§ **Task details**
Word for word, give the material below again, minus any images.
◇ ◇ ◇ ◇ ◇ ◇ ◇
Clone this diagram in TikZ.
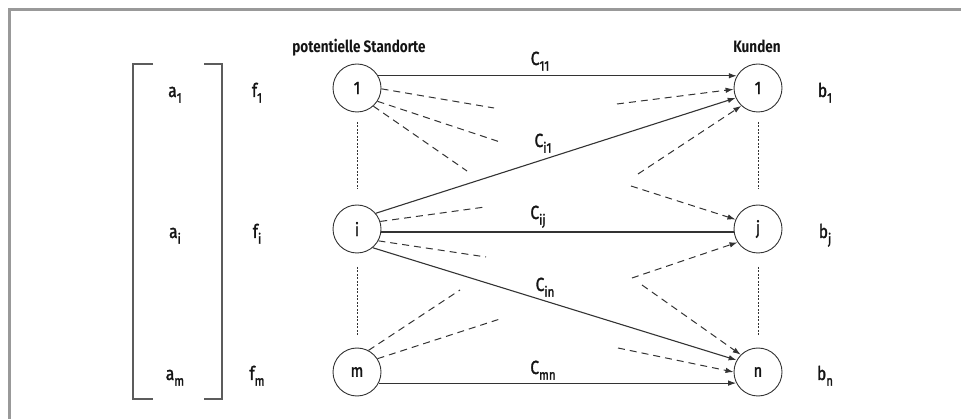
\documentclass[tikz,border=0pt]{standalone}
\usepackage{fontspec}
\setmainfont[FakeStretch=0.82]{Fira Sans}
\newfontfamily\lblfont[FakeStretch=0.82,FakeBold=1.6]{Fira Sans}
\usetikzlibrary{arrows.meta}

\definecolor{linec}{gray}{0.2}
\definecolor{framec}{gray}{0.6}
\definecolor{textc}{gray}{0.08}

% symbol with a lowered index
\newcommand\ix[2]{#1\raisebox{-0.3em}{\fontsize{14}{14}\selectfont #2}}

\begin{document}
\begin{tikzpicture}[x=1pt,y=-1pt,
  site/.style={circle,draw=linec,line width=0.9pt,minimum size=48pt,inner sep=0pt,
               text=textc,font=\lblfont\fontsize{18}{18}\selectfont},
  lbl/.style={inner sep=0pt,anchor=base,text=textc,font=\lblfont\fontsize{19}{19}\selectfont},
  head/.style={lbl,font=\fontsize{16.5}{16.5}\selectfont\bfseries},
  tip/.style={-{Latex[length=8pt,width=5.5pt]}},
  cost/.style={line width=1.1pt,draw=linec},
  stub/.style={line width=1pt,draw=linec,dash pattern=on 7pt off 5pt},
  dotline/.style={line width=0.9pt,draw=linec,dash pattern=on 2pt off 1.5pt}]

\useasboundingbox (0,0) rectangle (961,419);

% outer frame
\draw[framec,line width=3pt] (9,419) -- (9,10) -- (961,10);

% bracket round the capacities
\draw[linec!80,line width=1.4pt] (153,64) -- (133,64) -- (133,399) -- (153,399);
\draw[linec!80,line width=1.4pt] (204,64) -- (222,64) -- (222,399) -- (204,399);

% headings
\node[head] (hs) at (359,53) {potentielle Standorte};
\node[head] (hk) at (757,53) {Kunden};

% locations
\node[site] (s1) at (357,88)  {1};
\node[site] (si) at (357,229) {i};
\node[site] (sm) at (357,372) {m};

% customers
\node[site] (k1) at (758,88)  {1};
\node[site] (kj) at (758,229) {j};
\node[site] (kn) at (758,372) {n};

% capacities and fixed costs
\node[lbl] (a1) at (175,97)  {\ix{a}{1}};
\node[lbl] (ai) at (175,238) {\ix{a}{i}};
\node[lbl] (am) at (175,380) {\ix{a}{m}};
\node[lbl] (f1) at (257,97)  {\ix{f}{1}};
\node[lbl] (fi) at (257,238) {\ix{f}{i}};
\node[lbl] (fm) at (257,380) {\ix{f}{m}};

% demands
\node[lbl] (b1) at (825,97)  {\ix{b}{1}};
\node[lbl] (bj) at (825,238) {\ix{b}{j}};
\node[lbl] (bn) at (825,380) {\ix{b}{n}};

% omitted nodes in between
\coordinate (d1a) at (357,122); \coordinate (d1b) at (357,189);
\coordinate (d2a) at (357,267); \coordinate (d2b) at (357,336);
\coordinate (d3a) at (758,122); \coordinate (d3b) at (758,189);
\coordinate (d4a) at (758,267); \coordinate (d4b) at (758,336);
\draw[dotline] (d1a) -- (d1b);
\draw[dotline] (d2a) -- (d2b);
\draw[dotline] (d3a) -- (d3b);
\draw[dotline] (d4a) -- (d4b);

% transport cost connections
\draw[cost,tip] (s1.30)  -- (k1.150);
\draw[cost,tip] (si.40)  -- (k1.204);
\draw[cost]     (si.-7)  -- (kj.187);
\draw[cost,tip] (si.-50) -- (kn.151);
\draw[cost,tip] (sm.-27) -- (kn.207);

\node[lbl] (c11) at (540,65)  {\ix{C}{11}};
\node[lbl] (ci1) at (543,147) {\ix{C}{i1}};
\node[lbl] (cij) at (538,219) {\ix{C}{ij}};
\node[lbl] (cin) at (545,291) {\ix{C}{in}};
\node[lbl] (cmn) at (543,374) {\ix{C}{mn}};

% further links leaving the locations
\coordinate (e11) at (494,108);
\coordinate (e12) at (500,142);
\coordinate (e13) at (467,171);
\coordinate (ei1) at (485,207);
\coordinate (ei2) at (486,257);
\coordinate (em1) at (460,290);
\coordinate (em2) at (503,318);
\draw[stub] (s1.-2)  -- (e11);
\draw[stub] (s1.-33) -- (e12);
\draw[stub] (s1.-48) -- (e13);
\draw[stub] (si.18)  -- (ei1);
\draw[stub] (si.-29) -- (ei2);
\draw[stub] (sm.62)  -- (em1);
\draw[stub] (sm.33)  -- (em2);

% further links reaching the customers
\coordinate (g11) at (617,104);
\coordinate (g12) at (638,174);
\coordinate (gj1) at (631,186);
\coordinate (gj2) at (632,278);
\coordinate (gn1) at (642,285);
\coordinate (gn2) at (618,348);
\draw[stub,tip] (g11) -- (k1.183);
\draw[stub,tip] (g12) -- (k1.227);
\draw[stub,tip] (gj1) -- (kj.157);
\draw[stub,tip] (gj2) -- (kj.213);
\draw[stub,tip] (gn1) -- (kn.135);
\draw[stub,tip] (gn2) -- (kn.180);
\end{tikzpicture}
\end{document}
◇ ◇ ◇ ◇ ◇ ◇ ◇
§ **Task result**
Clone this diagram in TikZ.
\documentclass[tikz,border=0pt]{standalone}
\usepackage{fontspec}
\setmainfont[FakeStretch=0.82]{Fira Sans}
\newfontfamily\lblfont[FakeStretch=0.82,FakeBold=1.6]{Fira Sans}
\usetikzlibrary{arrows.meta}

\definecolor{linec}{gray}{0.2}
\definecolor{framec}{gray}{0.6}
\definecolor{textc}{gray}{0.08}

% symbol with a lowered index
\newcommand\ix[2]{#1\raisebox{-0.3em}{\fontsize{14}{14}\selectfont #2}}

\begin{document}
\begin{tikzpicture}[x=1pt,y=-1pt,
  site/.style={circle,draw=linec,line width=0.9pt,minimum size=48pt,inner sep=0pt,
               text=textc,font=\lblfont\fontsize{18}{18}\selectfont},
  lbl/.style={inner sep=0pt,anchor=base,text=textc,font=\lblfont\fontsize{19}{19}\selectfont},
  head/.style={lbl,font=\fontsize{16.5}{16.5}\selectfont\bfseries},
  tip/.style={-{Latex[length=8pt,width=5.5pt]}},
  cost/.style={line width=1.1pt,draw=linec},
  stub/.style={line width=1pt,draw=linec,dash pattern=on 7pt off 5pt},
  dotline/.style={line width=0.9pt,draw=linec,dash pattern=on 2pt off 1.5pt}]

\useasboundingbox (0,0) rectangle (961,419);

% outer frame
\draw[framec,line width=3pt] (9,419) -- (9,10) -- (961,10);

% bracket round the capacities
\draw[linec!80,line width=1.4pt] (153,64) -- (133,64) -- (133,399) -- (153,399);
\draw[linec!80,line width=1.4pt] (204,64) -- (222,64) -- (222,399) -- (204,399);

% headings
\node[head] (hs) at (359,53) {potentielle Standorte};
\node[head] (hk) at (757,53) {Kunden};

% locations
\node[site] (s1) at (357,88)  {1};
\node[site] (si) at (357,229) {i};
\node[site] (sm) at (357,372) {m};

% customers
\node[site] (k1) at (758,88)  {1};
\node[site] (kj) at (758,229) {j};
\node[site] (kn) at (758,372) {n};

% capacities and fixed costs
\node[lbl] (a1) at (175,97)  {\ix{a}{1}};
\node[lbl] (ai) at (175,238) {\ix{a}{i}};
\node[lbl] (am) at (175,380) {\ix{a}{m}};
\node[lbl] (f1) at (257,97)  {\ix{f}{1}};
\node[lbl] (fi) at (257,238) {\ix{f}{i}};
\node[lbl] (fm) at (257,380) {\ix{f}{m}};

% demands
\node[lbl] (b1) at (825,97)  {\ix{b}{1}};
\node[lbl] (bj) at (825,238) {\ix{b}{j}};
\node[lbl] (bn) at (825,380) {\ix{b}{n}};

% omitted nodes in between
\coordinate (d1a) at (357,122); \coordinate (d1b) at (357,189);
\coordinate (d2a) at (357,267); \coordinate (d2b) at (357,336);
\coordinate (d3a) at (758,122); \coordinate (d3b) at (758,189);
\coordinate (d4a) at (758,267); \coordinate (d4b) at (758,336);
\draw[dotline] (d1a) -- (d1b);
\draw[dotline] (d2a) -- (d2b);
\draw[dotline] (d3a) -- (d3b);
\draw[dotline] (d4a) -- (d4b);

% transport cost connections
\draw[cost,tip] (s1.30)  -- (k1.150);
\draw[cost,tip] (si.40)  -- (k1.204);
\draw[cost]     (si.-7)  -- (kj.187);
\draw[cost,tip] (si.-50) -- (kn.151);
\draw[cost,tip] (sm.-27) -- (kn.207);

\node[lbl] (c11) at (540,65)  {\ix{C}{11}};
\node[lbl] (ci1) at (543,147) {\ix{C}{i1}};
\node[lbl] (cij) at (538,219) {\ix{C}{ij}};
\node[lbl] (cin) at (545,291) {\ix{C}{in}};
\node[lbl] (cmn) at (543,374) {\ix{C}{mn}};

% further links leaving the locations
\coordinate (e11) at (494,108);
\coordinate (e12) at (500,142);
\coordinate (e13) at (467,171);
\coordinate (ei1) at (485,207);
\coordinate (ei2) at (486,257);
\coordinate (em1) at (460,290);
\coordinate (em2) at (503,318);
\draw[stub] (s1.-2)  -- (e11);
\draw[stub] (s1.-33) -- (e12);
\draw[stub] (s1.-48) -- (e13);
\draw[stub] (si.18)  -- (ei1);
\draw[stub] (si.-29) -- (ei2);
\draw[stub] (sm.62)  -- (em1);
\draw[stub] (sm.33)  -- (em2);

% further links reaching the customers
\coordinate (g11) at (617,104);
\coordinate (g12) at (638,174);
\coordinate (gj1) at (631,186);
\coordinate (gj2) at (632,278);
\coordinate (gn1) at (642,285);
\coordinate (gn2) at (618,348);
\draw[stub,tip] (g11) -- (k1.183);
\draw[stub,tip] (g12) -- (k1.227);
\draw[stub,tip] (gj1) -- (kj.157);
\draw[stub,tip] (gj2) -- (kj.213);
\draw[stub,tip] (gn1) -- (kn.135);
\draw[stub,tip] (gn2) -- (kn.180);
\end{tikzpicture}
\end{document}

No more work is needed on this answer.